Comment on euphemism for punishment*******
The person who said they don’t like to use the term punishment does not know what they are talking about. Consequence is not synonomous for punishment, because reinforcement is a consequence for behavior as well. Consequence is ANYTHING that occurs immediately after a behavior… Punishment just means that the behavior decreases after a stimulus is presented/removed, whereas reinforcement means that the behavior increases after a stimulus is presented/removed. Get the terminology right dbag…
Thank you for all you do for the students….it must be very draining by the end of the day or even by lunchtime.
Mama Jazzy Geri
You also need to remember that when dealing with ADHD students, often times their disability punishes them enough. It is hard to be expected to sit still and focus, etc not to mention getting busted for doing the wrong things in the classroom. Try to make some allowances if you can, for letting the children have fidget toys, etc. Fidget toys are something that they can hold and play with while they listen. Sometimes it channels all that energy into a single stimulation, so the rest of the body and brain can focus on you. Remember that eye contact is a social reinforcer and we think of it as a sign of respect but it isn’t necessary for learning. There is no reason why a student should have to look at you in order to pay attention. In fact, looking at you may actually be a visual distraction from the things that you are saying.

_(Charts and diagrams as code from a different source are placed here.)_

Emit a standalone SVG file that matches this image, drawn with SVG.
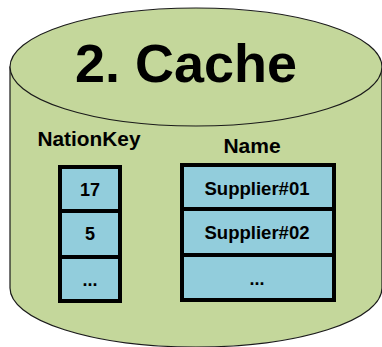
<svg xmlns="http://www.w3.org/2000/svg" width="382" height="347" viewBox="0 0 382 347">
<style>
.cyl{fill:#C4D79B;stroke:#1a1a1a;stroke-width:1.2}
.cell{fill:#92CDDC;stroke:#000;stroke-width:4}
text{font-family:"Liberation Sans",Arial,sans-serif;font-weight:bold;fill:#000;text-anchor:middle}
.t{font-size:54px}
.h{font-size:21px}
.c{font-size:18px}
</style>
<g id="cache">
<path class="cyl" d="M10,67 L10,288 A186,59 0 0 0 382,288 L382,67 Z"/>
<ellipse class="cyl" cx="196" cy="67" rx="186" ry="59"/>
<text class="t" x="186" y="82" textLength="222" lengthAdjust="spacingAndGlyphs">2. Cache</text>
</g>
<g id="nationkey">
<text class="h" x="89" y="146" textLength="103" lengthAdjust="spacingAndGlyphs">NationKey</text>
<rect class="cell" x="60" y="167" width="60" height="44"/>
<rect class="cell" x="60" y="211" width="60" height="46"/>
<rect class="cell" x="60" y="257" width="60" height="44"/>
<text class="c" x="90" y="196">17</text>
<text class="c" x="90" y="240">5</text>
<text class="c" x="90" y="286">...</text>
</g>
<g id="name">
<text class="h" x="252" y="153">Name</text>
<rect class="cell" x="182" y="165" width="152" height="44"/>
<rect class="cell" x="182" y="209" width="152" height="46"/>
<rect class="cell" x="182" y="255" width="152" height="45"/>
<text class="c" x="257" y="195" textLength="105" lengthAdjust="spacingAndGlyphs">Supplier#01</text>
<text class="c" x="257" y="239" textLength="105" lengthAdjust="spacingAndGlyphs">Supplier#02</text>
<text class="c" x="257" y="285">...</text>
</g>
<g id="connectors"/>
</svg>
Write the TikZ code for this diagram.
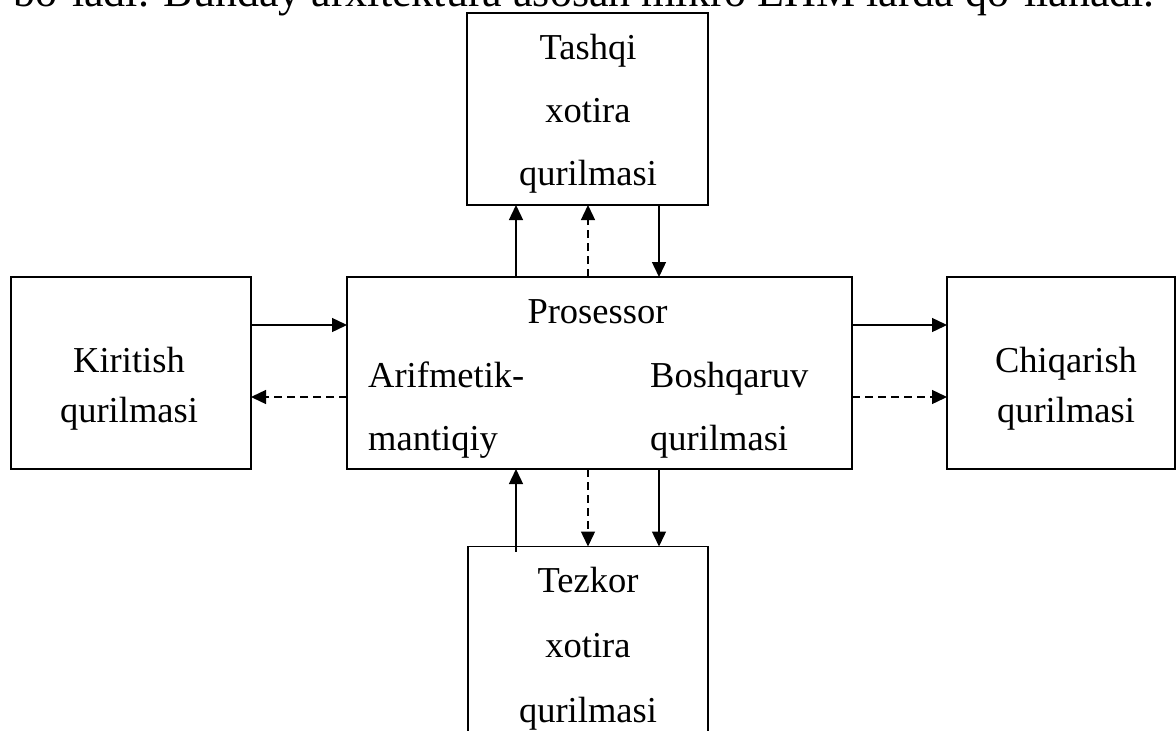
\documentclass[tikz,border=0pt]{standalone}
\usepackage{fontspec}
\setmainfont{Liberation Serif}
\usetikzlibrary{arrows.meta}
\begin{document}
\begin{tikzpicture}[x=1pt,y=-1pt,
  unit/.style={draw,line width=1.6pt,inner sep=0pt,outer sep=0pt},
  lbl/.style={inner sep=0pt,font=\fontsize{36.5}{36.5}\selectfont},
  arr/.style={line width=1.4pt,-{Triangle[length=15pt,width=14pt]}},
  dsh/.style={arr,dash pattern=on 8pt off 5pt}]
\useasboundingbox (0,0) rectangle (1176,731);
\clip (0,0) rectangle (1176,731);

% preceding line of body text
\node[inner sep=0pt,font=\fontsize{44}{44}\selectfont,anchor=base east] (prev) at (1155,6) {bo‘ladi. Bunday arxitektura asosan mikro EHM larda qo‘llanadi.};

% blocks
\node[unit,minimum width=241pt,minimum height=192pt] (tashqi) at (587.5,109) {};
\node[unit,minimum width=505pt,minimum height=192pt] (proc) at (599.5,373) {};
\node[unit,minimum width=240pt,minimum height=192pt] (kirit) at (131,373) {};
\node[unit,minimum width=228pt,minimum height=192pt] (chiq) at (1061,373) {};
\node[unit,minimum width=240pt,minimum height=214pt] (tezkor) at (588,653.5) {};

% block labels
\node[lbl,anchor=base] (t1) at (588,59) {Tashqi};
\node[lbl,anchor=base] (t2) at (588,122) {xotira};
\node[lbl,anchor=base] (t3) at (588,185) {qurilmasi};
\node[lbl,anchor=base] (p0) at (597.5,323) {Prosessor};
\node[lbl,anchor=base west] (p1) at (368,387) {Arifmetik-};
\node[lbl,anchor=base west] (p2) at (368,450) {mantiqiy};
\node[lbl,anchor=base west] (p3) at (650,387) {Boshqaruv};
\node[lbl,anchor=base west] (p4) at (650,450) {qurilmasi};
\node[lbl,anchor=base] (k1) at (129,372) {Kiritish};
\node[lbl,anchor=base] (k2) at (129,422) {qurilmasi};
\node[lbl,anchor=base] (c1) at (1066,372) {Chiqarish};
\node[lbl,anchor=base] (c2) at (1066,422) {qurilmasi};
\node[lbl,anchor=base] (z1) at (588,592) {Tezkor};
\node[lbl,anchor=base] (z2) at (588,657) {xotira};
\node[lbl,anchor=base] (z3) at (588,722) {qurilmasi};

% connector columns and rows
\coordinate (xa) at (516,0);
\coordinate (xb) at (588,0);
\coordinate (xc) at (659,0);
\coordinate (ya) at (0,325);
\coordinate (yb) at (0,397);

% processor <-> external memory
\draw[arr] (proc.north -| xa) -- (tashqi.south -| xa);
\draw[dsh] (proc.north -| xb) -- (tashqi.south -| xb);
\draw[arr] (tashqi.south -| xc) -- (proc.north -| xc);

% processor <-> main memory
\draw[arr] ([yshift=-5pt]tezkor.north -| xa) -- (proc.south -| xa);
\draw[dsh] (proc.south -| xb) -- (tezkor.north -| xb);
\draw[arr] (proc.south -| xc) -- (tezkor.north -| xc);

% input device
\draw[arr] (kirit.east |- ya) -- (proc.west |- ya);
\draw[dsh] (proc.west |- yb) -- (kirit.east |- yb);

% output device
\draw[arr] (proc.east |- ya) -- (chiq.west |- ya);
\draw[dsh] (proc.east |- yb) -- (chiq.west |- yb);
\end{tikzpicture}
\end{document}
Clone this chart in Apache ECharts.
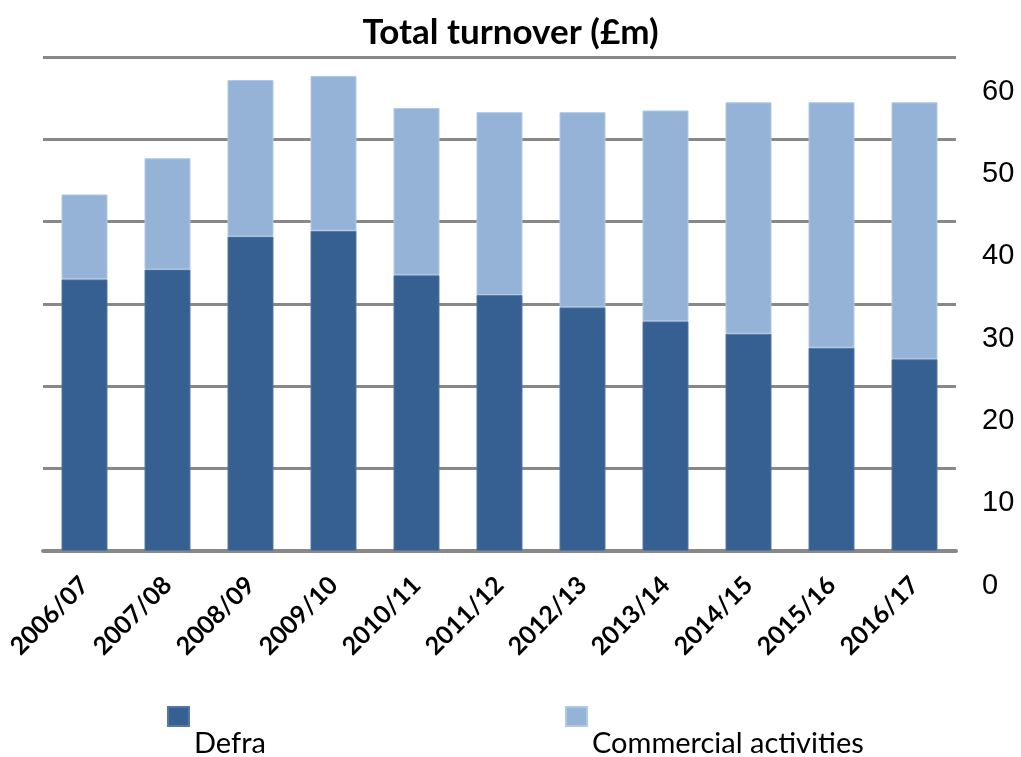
<!DOCTYPE html>
<html>
<head>
<meta charset="utf-8">
<script src="https://cdn.jsdelivr.net/npm/echarts@6/dist/echarts.min.js"></script>
<style>
  html, body { margin: 0; padding: 0; background: #fff; }
  #chart { width: 1021px; height: 757px; }
</style>
</head>
<body>
<div id="chart"></div>
<script>
const years = ['2006/07', '2007/08', '2008/09', '2009/10', '2010/11', '2011/12',
  '2012/13', '2013/14', '2014/15', '2015/16', '2016/17'];
const defra = [33.0, 34.2, 38.2, 38.9, 33.5, 31.1, 29.6, 27.9, 26.4, 24.7, 23.3];
const commercial = [10.3, 13.5, 19.0, 18.8, 20.3, 22.2, 23.7, 25.6, 28.1, 29.8, 31.2];
const yTicks = [0, 10, 20, 30, 40, 50, 60];

const chart = echarts.init(document.getElementById('chart'));

// legend labels sit under the swatch, so pad them downwards
const legendText = {
  fontFamily: 'Lato',
  fontSize: 29,
  color: '#000',
  rich: {
    t: { fontFamily: 'Lato', fontSize: 29, color: '#000', padding: [55, 0, 0, 0] }
  }
};

const option = {
  animation: false,
  backgroundColor: '#fff',
  title: {
    text: 'Total turnover (£m)',
    left: 'center',
    top: 10,
    textStyle: { fontFamily: 'Lato', fontWeight: 'bold', fontSize: 35, color: '#000' }
  },
  legend: [
    {
      data: ['Defra'],
      left: 167,
      top: 706,
      padding: 0,
      itemWidth: 21,
      itemHeight: 19,
      icon: 'rect',
      formatter: '{t|{name}}',
      textStyle: legendText
    },
    {
      data: ['Commercial activities'],
      left: 565,
      top: 706,
      padding: 0,
      itemWidth: 21,
      itemHeight: 19,
      icon: 'rect',
      formatter: '{t|{name}}',
      textStyle: legendText
    }
  ],
  grid: { left: 43, right: 65, top: 57, bottom: 206 },
  xAxis: {
    type: 'category',
    data: years,
    axisTick: { show: false },
    axisLine: { lineStyle: { color: '#888', width: 4 } },
    axisLabel: {
      interval: 0,
      rotate: 45,
      margin: 30,
      fontFamily: 'Lato',
      fontWeight: 'bold',
      fontSize: 25,
      color: '#000'
    }
  },
  yAxis: {
    type: 'value',
    position: 'right',
    min: yTicks[0],
    max: yTicks[yTicks.length - 1],
    interval: 10,
    axisLine: { show: false },
    axisTick: { show: false },
    splitLine: { lineStyle: { color: '#888', width: 3 } },
    axisLabel: {
      margin: 26,
      verticalAlign: 'top',
      padding: [20, 0, 0, 0],
      fontFamily: 'Liberation Sans',
      fontSize: 29,
      color: '#000'
    }
  },
  series: [
    {
      name: 'Defra',
      type: 'bar',
      stack: 'total',
      data: defra,
      barWidth: 46,
      itemStyle: { color: '#376092', borderColor: '#5577a3', borderWidth: 1 }
    },
    {
      name: 'Commercial activities',
      type: 'bar',
      stack: 'total',
      data: commercial,
      barWidth: 46,
      itemStyle: { color: '#95b3d7', borderColor: '#b0c8e4', borderWidth: 1 }
    }
  ]
};

chart.setOption(option);
</script>
</body>
</html>
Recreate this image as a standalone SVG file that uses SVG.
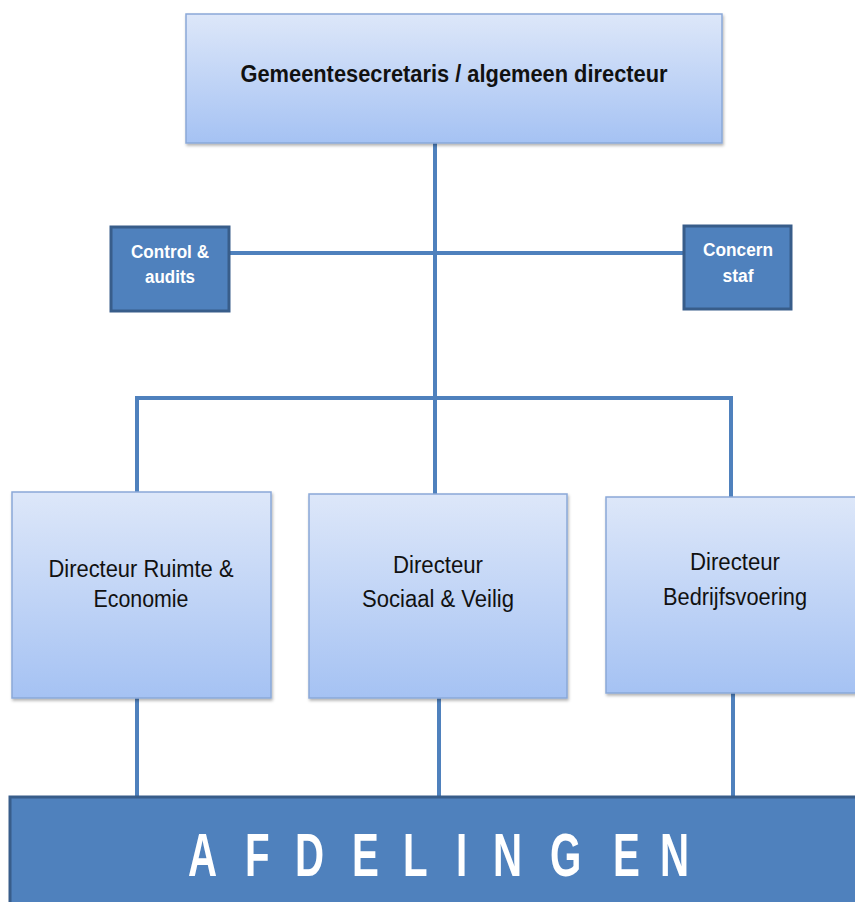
<svg xmlns="http://www.w3.org/2000/svg" width="855" height="902" viewBox="0 0 855 902">
<defs>
<linearGradient id="lg" x1="0" y1="0" x2="0" y2="1">
<stop offset="0" stop-color="#dde7f9"/>
<stop offset="1" stop-color="#a5c2f3"/>
</linearGradient>
<filter id="sh" x="-5%" y="-5%" width="110%" height="115%">
<feDropShadow dx="1" dy="2" stdDeviation="1.5" flood-color="#000" flood-opacity="0.3"/>
</filter>
<style>
.lt{fill:url(#lg);stroke:#8aa8d8;stroke-width:1.5;filter:url(#sh)}
.dk{fill:#4f81bd;stroke:#385d8a;stroke-width:3}
.ln{stroke:#4f81bd;stroke-width:4;fill:none}
.t{font-family:"Liberation Sans",Arial,sans-serif;fill:#111;text-anchor:middle}
.w{font-family:"Liberation Sans",Arial,sans-serif;fill:#fff;font-weight:bold;text-anchor:middle}
</style>
</defs>
<g id="connectors">
<line class="ln" x1="435" y1="143" x2="435" y2="494"/>
<line class="ln" x1="230" y1="253" x2="683" y2="253"/>
<polyline class="ln" points="137,492 137,398 731,398 731,497"/>
<line class="ln" x1="137" y1="698" x2="137" y2="797"/>
<line class="ln" x1="439" y1="698" x2="439" y2="797"/>
<line class="ln" x1="733" y1="693" x2="733" y2="797"/>
</g>
<g id="top">
<rect class="lt" x="186" y="14" width="536" height="129"/>
<text class="t" x="454" y="82" font-size="24" font-weight="bold" textLength="427" lengthAdjust="spacingAndGlyphs">Gemeentesecretaris / algemeen directeur</text>
</g>
<g id="control">
<rect class="dk" x="111" y="227" width="118" height="84"/>
<text class="w" x="170" y="258" font-size="18" textLength="78" lengthAdjust="spacingAndGlyphs">Control &amp;</text>
<text class="w" x="170" y="283" font-size="18" textLength="50" lengthAdjust="spacingAndGlyphs">audits</text>
</g>
<g id="concern">
<rect class="dk" x="684" y="226" width="107" height="83"/>
<text class="w" x="738" y="256" font-size="18" textLength="70" lengthAdjust="spacingAndGlyphs">Concern</text>
<text class="w" x="738" y="282" font-size="18" textLength="31" lengthAdjust="spacingAndGlyphs">staf</text>
</g>
<g id="dir-ruimte">
<rect class="lt" x="12" y="492" width="259" height="206"/>
<text class="t" x="141" y="577" font-size="23" textLength="185" lengthAdjust="spacingAndGlyphs">Directeur Ruimte &amp;</text>
<text class="t" x="141" y="607" font-size="23" textLength="95" lengthAdjust="spacingAndGlyphs">Economie</text>
</g>
<g id="dir-sociaal">
<rect class="lt" x="309" y="494" width="258" height="204"/>
<text class="t" x="438" y="573" font-size="23" textLength="90" lengthAdjust="spacingAndGlyphs">Directeur</text>
<text class="t" x="438" y="607" font-size="23" textLength="152" lengthAdjust="spacingAndGlyphs">Sociaal &amp; Veilig</text>
</g>
<g id="dir-bedrijf">
<rect class="lt" x="606" y="497" width="260" height="196"/>
<text class="t" x="735" y="570" font-size="23" textLength="90" lengthAdjust="spacingAndGlyphs">Directeur</text>
<text class="t" x="735" y="605" font-size="23" textLength="144" lengthAdjust="spacingAndGlyphs">Bedrijfsvoering</text>
</g>
<g id="afdelingen">
<rect class="dk" x="10" y="797" width="860" height="115" stroke-width="2"/>
<text class="w" style="text-anchor:start" font-size="61" transform="translate(0,876) scale(0.66,1)" x="284.8 371.2 447 533.3 610.6 690.9 747 833.3 928.8 1000" y="0">AFDELINGEN</text>
</g>
</svg>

You also need to build in certain times for active play, where the kids can move around. This includes transition times. You can’t just ask a kid who is running around to sit down right then and there and pay attention. You can go from running around to walking only, to sitting down but facing however they want, to sitting around and facing the front, to all this plus being quiet so you can teach.
You also need to catch your students being good. I firmly believe that children are naturally fond of pleasing adults. They will do the right thing if they know what you expect, and if you are consistent, and if you recognize that they are doing well. So maybe out of the blue every few minutes throw out a compliment to the whole class. “Hey, way to go Billy, you are sitting quietly in your seat!” “Everyone give Johnny a cheer, he is being so helpful!” (This gives permission for a little noise which might come out as an outburst later, too) You can extend this to small rewards every couple days. “Hey Joey, headsup! This is for your excellent behavior today.” (and toss a tiny toy, a sticker, or a little snack) You can also do a weekly contest for best effort per week. This might be a Friday afternoon award ceremony with all kinds of formality, so that the kid knows it is special. Maybe the reward is a movie pass, an iTune download, or a coupon for an ice cream, or something like that.
You should know, I’m sure that there are different learning styles, it isn’t all about you talking and them listening. You can do hands on projects with them, and have discussions to get them interested in your lessons. Both of these allow for their energy to come out in productive ways.
OK so you make these allowances and you still have problems, you have to have boundaries. How to set them?
Be clear. Address the action, not the child, in a specific way. Lay down your expectations, and let them know the consequences of meeting them, and not meeting them. You should role model what you want in your students.
Let the punishment fit the crime and know a power struggle when you see one. It isn’t always the worst thing for a child to get what they want, it doesn’t mean you lost, it means they win. It shows that you are listening to what THEY say they need. Of course this can’t be everytime for every child. But you can ask for respect more easily when you are giving it.